Key opposition party in northern Sudan to boycott this week’s parliamentary, local elections

By AP
Thursday, April 8, 2010

Key opposition party in north boycotts Sudan vote

KHARTOUM, Sudan — A key opposition party in northern Sudan is boycotting next week’s local and parliamentary elections, a senior party official said Thursday, in another blow to the country’s first multiparty balloting in more than two decades.

Separately, election observers from the European Union said Thursday their monitors would not observe the vote in volatile Darfur, apparently because of the situation in the troubled western region.

The pullout by the Umma Party comes just days after the main southern party, the Sudanese People’s Liberation Movement, announced it would boycott the poll in the northern states.

Senior Umma party official Mariam Sadiq told The Associated Press her party’s move comes after the government and the national election commission failed to respond to key reform conditions.

Sudanese opposition parties accuse the ruling National Congress Party of using state resources, limiting their access to media and controlling the election commission.

The elections start April 11, and will include local as well as parliamentary and presidential polls in three days of voting.

The vote is a crucial step in Sudan’s 2005 north-south peace deal that ended a 21-year civil war and paves the way for a referendum that will allow southerners to decide whether to secede from the Muslim-dominated north.

Some 2 million people died during the war. It is separate from the Darfur conflict, which erupted in 2003 and has left 300,000 people dead. No comprehensive peace deal has been reached for Darfur but the elections are still going through there.

The EU’s Election Observation Mission said it has deployed all 130 observers across Sudan but was pulling six monitors sent to Darfur and would not observe the voting there.

“After returning from the region, I am convinced that the conditions for a firsthand observation are not met in Darfur,” Veronique de Keyser, head of the team, said in Khartoum. “Therefore, I have decided to withdraw the observers from there. These observers have been relocated in other parts of the country.”

The head of North Darfur’s State Election Commission said the news of the EU’s pullout was a “surprise.”

“The mission has been here for more than 20 days and we facilitated their work and gave them all the information on the process and a file about the voting centers,” said Alsir Ahmad Ahmad. “We have no convincing explanation for their decision to pull their mission from Darfur.”

SPLM’s boycott is not 100 percent. The party pulled out of the race in the north, as well as the presidential race and balloting in Darfur but is still running in the southern provinces and two regions along the oil-rich north-south boundary line.

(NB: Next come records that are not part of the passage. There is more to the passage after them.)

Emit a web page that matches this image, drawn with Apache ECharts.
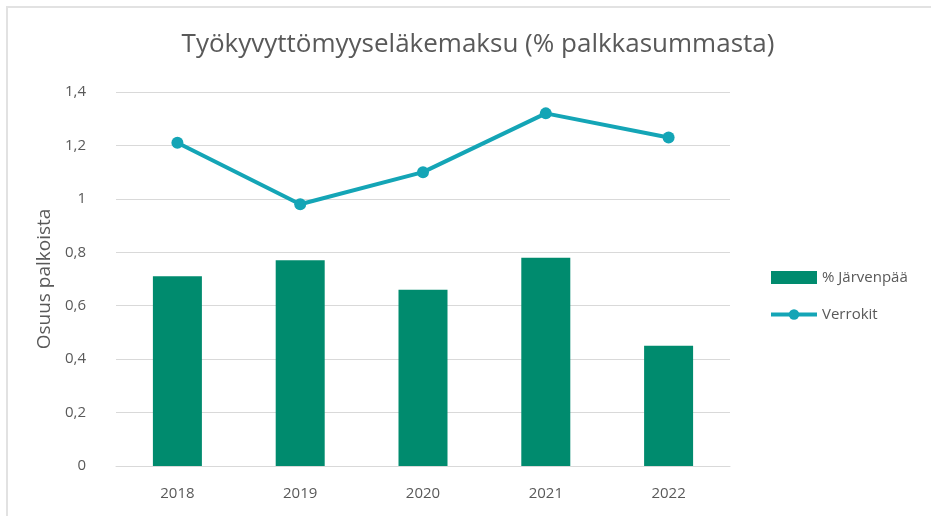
<!DOCTYPE html>
<html>
<head>
<meta charset="utf-8">
<script src="https://cdn.jsdelivr.net/npm/echarts@6/dist/echarts.min.js"></script>
<style>
  html, body { margin: 0; padding: 0; background: #fff; }
  #frame { position: absolute; left: 6px; top: 6px; width: 925px; height: 510px;
           border-left: 2px solid #e2e2e2; border-top: 2px solid #e2e2e2; box-sizing: border-box; }
  #chart { position: absolute; left: 0; top: 0; width: 931px; height: 516px; }
</style>
</head>
<body>
<div id="frame"></div>
<div id="chart"></div>
<script>
const years = ['2018', '2019', '2020', '2021', '2022'];
const jarvenpaa = [0.71, 0.77, 0.66, 0.78, 0.45];
const verrokit = [1.21, 0.98, 1.10, 1.32, 1.23];

const textColor = '#595959';
const font = 'Open Sans';

const myChart = echarts.init(document.getElementById('chart'));

const option = {
  textStyle: { fontFamily: font },
  title: {
    text: 'Työkyvyttömyyseläkemaksu (% palkkasummasta)',
    left: 473,
    textAlign: 'center',
    top: 27,
    textStyle: { fontFamily: font, fontSize: 26, fontWeight: 'normal', color: textColor }
  },
  legend: {
    orient: 'vertical',
    left: 764,
    top: 265,
    itemGap: 22,
    itemWidth: 46,
    itemHeight: 13,
    textStyle: { fontFamily: font, fontSize: 15, color: textColor },
    data: [
      { name: '% Järvenpää', icon: 'rect' },
      { name: 'Verrokit', lineStyle: { width: 4 } }
    ]
  },
  grid: { left: 116, right: 201, top: 92, bottom: 50 },
  xAxis: {
    type: 'category',
    data: years,
    axisTick: { show: false },
    axisLine: { lineStyle: { color: '#d9d9d9', width: 1 } },
    axisLabel: { color: textColor, fontSize: 15, margin: 20 }
  },
  yAxis: {
    type: 'value',
    min: 0,
    max: 1.4,
    interval: 0.2,
    name: 'Osuus palkoista',
    nameLocation: 'middle',
    nameGap: 51,
    nameTextStyle: { color: textColor, fontSize: 19 },
    axisLine: { show: false },
    axisTick: { show: false },
    splitLine: { lineStyle: { color: '#d9d9d9', width: 1 } },
    axisLabel: {
      color: textColor,
      fontSize: 15,
      margin: 30,
      formatter: function (v) {
        return String(Math.round(v * 10) / 10).replace('.', ',');
      }
    }
  },
  series: [
    {
      name: '% Järvenpää',
      type: 'bar',
      data: jarvenpaa,
      barWidth: 49,
      itemStyle: { color: '#008b6e' }
    },
    {
      name: 'Verrokit',
      type: 'line',
      data: verrokit,
      symbol: 'circle',
      symbolSize: 12,
      lineStyle: { color: '#14a5b6', width: 4 },
      itemStyle: { color: '#14a5b6' }
    }
  ]
};

myChart.setOption(option);
</script>
</body>
</html>
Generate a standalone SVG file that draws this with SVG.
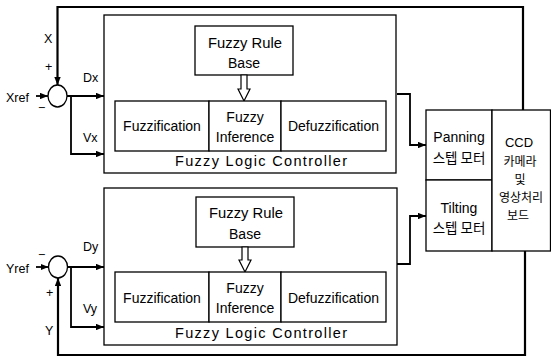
<svg xmlns="http://www.w3.org/2000/svg" width="551" height="357" viewBox="0 0 551 357">
  <defs>
    <marker id="arrow" viewBox="0 0 10 8" refX="10" refY="4" markerWidth="8" markerHeight="6.4" markerUnits="userSpaceOnUse" orient="auto">
      <path d="M0,0 L10,4 L0,8 Z" fill="#000"/>
    </marker>
    <style>
      .box { fill: #fff; stroke: #000; stroke-width: 1.3; }
      .wire { fill: none; stroke: #000; stroke-width: 1.8; }
      .feed { fill: none; stroke: #000; stroke-width: 2.2; }
      .hollow { fill: #fff; stroke: #000; stroke-width: 1.2; }
      text { font-family: "Liberation Sans", Arial, "Noto Sans CJK KR", sans-serif; fill: #000; }
      .lbl { font-size: 14px; text-anchor: middle; }
      .sig { font-size: 12.5px; }
      .ko { font-family: "Noto Sans CJK KR", sans-serif; font-size: 13.5px; text-anchor: middle; }
      .ko-sm { font-family: "Noto Sans CJK KR", sans-serif; font-size: 12px; text-anchor: middle; }
    </style>
  </defs>

  <!-- Upper (X axis) fuzzy logic controller -->
  <g id="flc-x">
    <rect class="box" x="104" y="15" width="292" height="158"/>
    <g id="rule-base-x">
      <rect class="box" x="195" y="26" width="98" height="49"/>
      <text class="lbl" x="245" y="48" textLength="74" lengthAdjust="spacingAndGlyphs">Fuzzy Rule</text>
      <text class="lbl" x="244" y="68">Base</text>
    </g>
    <path class="hollow" d="M241,75 L247,75 L247,89 L250,89 L244,101 L238,89 L241,89 Z"/>
    <g id="fuzzification-x">
      <rect class="box" x="115" y="101" width="94" height="50"/>
      <text class="lbl" x="162" y="131">Fuzzification</text>
    </g>
    <g id="inference-x">
      <rect class="box" x="209" y="101" width="72" height="50"/>
      <text class="lbl" x="245" y="122">Fuzzy</text>
      <text class="lbl" x="245" y="142">Inference</text>
    </g>
    <g id="defuzzification-x">
      <rect class="box" x="281" y="101" width="105" height="50"/>
      <text class="lbl" x="333.5" y="131">Defuzzification</text>
    </g>
    <text class="lbl" x="261" y="166" style="font-size:14.5px" textLength="172" lengthAdjust="spacing">Fuzzy Logic Controller</text>
  </g>

  <!-- Lower (Y axis) fuzzy logic controller -->
  <g id="flc-y">
    <rect class="box" x="104" y="188" width="293" height="157"/>
    <g id="rule-base-y">
      <rect class="box" x="196" y="197" width="98" height="50"/>
      <text class="lbl" x="246" y="218" textLength="74" lengthAdjust="spacingAndGlyphs">Fuzzy Rule</text>
      <text class="lbl" x="245" y="239">Base</text>
    </g>
    <path class="hollow" d="M242,247 L248,247 L248,260 L251,260 L245,272 L239,260 L242,260 Z"/>
    <g id="fuzzification-y">
      <rect class="box" x="115" y="272" width="94" height="50"/>
      <text class="lbl" x="162" y="303">Fuzzification</text>
    </g>
    <g id="inference-y">
      <rect class="box" x="209" y="272" width="72" height="50"/>
      <text class="lbl" x="245" y="293">Fuzzy</text>
      <text class="lbl" x="245" y="313">Inference</text>
    </g>
    <g id="defuzzification-y">
      <rect class="box" x="281" y="272" width="105" height="50"/>
      <text class="lbl" x="333.5" y="303">Defuzzification</text>
    </g>
    <text class="lbl" x="261" y="338" style="font-size:14.5px" textLength="172" lengthAdjust="spacing">Fuzzy Logic Controller</text>
  </g>

  <!-- Summing junctions -->
  <g id="sum-x">
    <ellipse class="box" cx="57.5" cy="96" rx="9.5" ry="11" stroke-width="1.6"/>
  </g>
  <g id="sum-y">
    <ellipse class="box" cx="58" cy="267" rx="9.5" ry="11" stroke-width="1.6"/>
  </g>

  <!-- Stepper motors and camera board -->
  <g id="panning-motor">
    <rect class="box" x="426" y="110" width="66" height="70"/>
    <text class="lbl" x="459" y="142">Panning</text>
    <text class="ko" x="459" y="163">스텝 모터</text>
  </g>
  <g id="tilting-motor">
    <rect class="box" x="426" y="180" width="66" height="71"/>
    <text class="lbl" x="459" y="213">Tilting</text>
    <text class="ko" x="459" y="233">스텝 모터</text>
  </g>
  <g id="camera-board">
    <rect class="box" x="492" y="110" width="58.5" height="141"/>
    <text class="lbl" x="519" y="147" style="font-size:13px">CCD</text>
    <text class="ko-sm" x="520" y="166">카메라</text>
    <text class="ko-sm" x="520" y="184">및</text>
    <text class="ko-sm" x="521" y="202">영상처리</text>
    <text class="ko-sm" x="518" y="220">보드</text>
  </g>

  <!-- Connectors -->
  <g id="connectors">
    <!-- X loop -->
    <path class="feed" d="M523,110 L523,7 L57.5,7 L57.5,85" marker-end="url(#arrow)"/>
    <path class="wire" d="M36,96 L48,96" marker-end="url(#arrow)"/>
    <path class="wire" d="M67,96 L104,96" marker-end="url(#arrow)"/>
    <path class="wire" d="M71,96 L71,154 L104,154" marker-end="url(#arrow)"/>
    <path class="wire" d="M397,94 L410,94 L410,145 L426,145" marker-end="url(#arrow)"/>
    <!-- Y loop -->
    <path class="feed" d="M525,251 L525,355 L58,355 L58,278" marker-end="url(#arrow)"/>
    <path class="wire" d="M36,267 L48.5,267" marker-end="url(#arrow)"/>
    <path class="wire" d="M67.5,267 L104,267" marker-end="url(#arrow)"/>
    <path class="wire" d="M71,267 L71,327 L104,327" marker-end="url(#arrow)"/>
    <path class="wire" d="M397,264 L410,264 L410,216 L426,216" marker-end="url(#arrow)"/>
  </g>

  <!-- Signal labels -->
  <g id="labels">
    <text class="sig" x="44" y="43">X</text>
    <text class="sig" x="45" y="71">+</text>
    <text class="sig" x="83" y="82">Dx</text>
    <text class="sig" x="6" y="102">Xref</text>
    <text class="sig" x="38" y="112">−</text>
    <text class="sig" x="83" y="142">Vx</text>

    <text class="sig" x="83" y="251">Dy</text>
    <text class="sig" x="38" y="259">−</text>
    <text class="sig" x="6" y="273">Yref</text>
    <text class="sig" x="46" y="297">+</text>
    <text class="sig" x="83" y="313">Vy</text>
    <text class="sig" x="45" y="335">Y</text>
  </g>
</svg>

In Washington, State Department spokesman P.J. Crowley said Wednesday that Sudanese opposition parties “have legitimate grievances” but that the elections are a crucial step for Sudan.

Sudanese officials have said the polling will take place as planned but international observers and rights groups have expressed concerns that all signs point to a flawed process that is unlikely to deliver a free and fair vote on time.

Former U.S. President Jimmy Carter arrived in Khartoum Thursday to help monitor the vote and expressed regret that some of the parties chose not to participate. In a statement, he said the focus should now be on the 16,000 candidates who are still involved in the elections.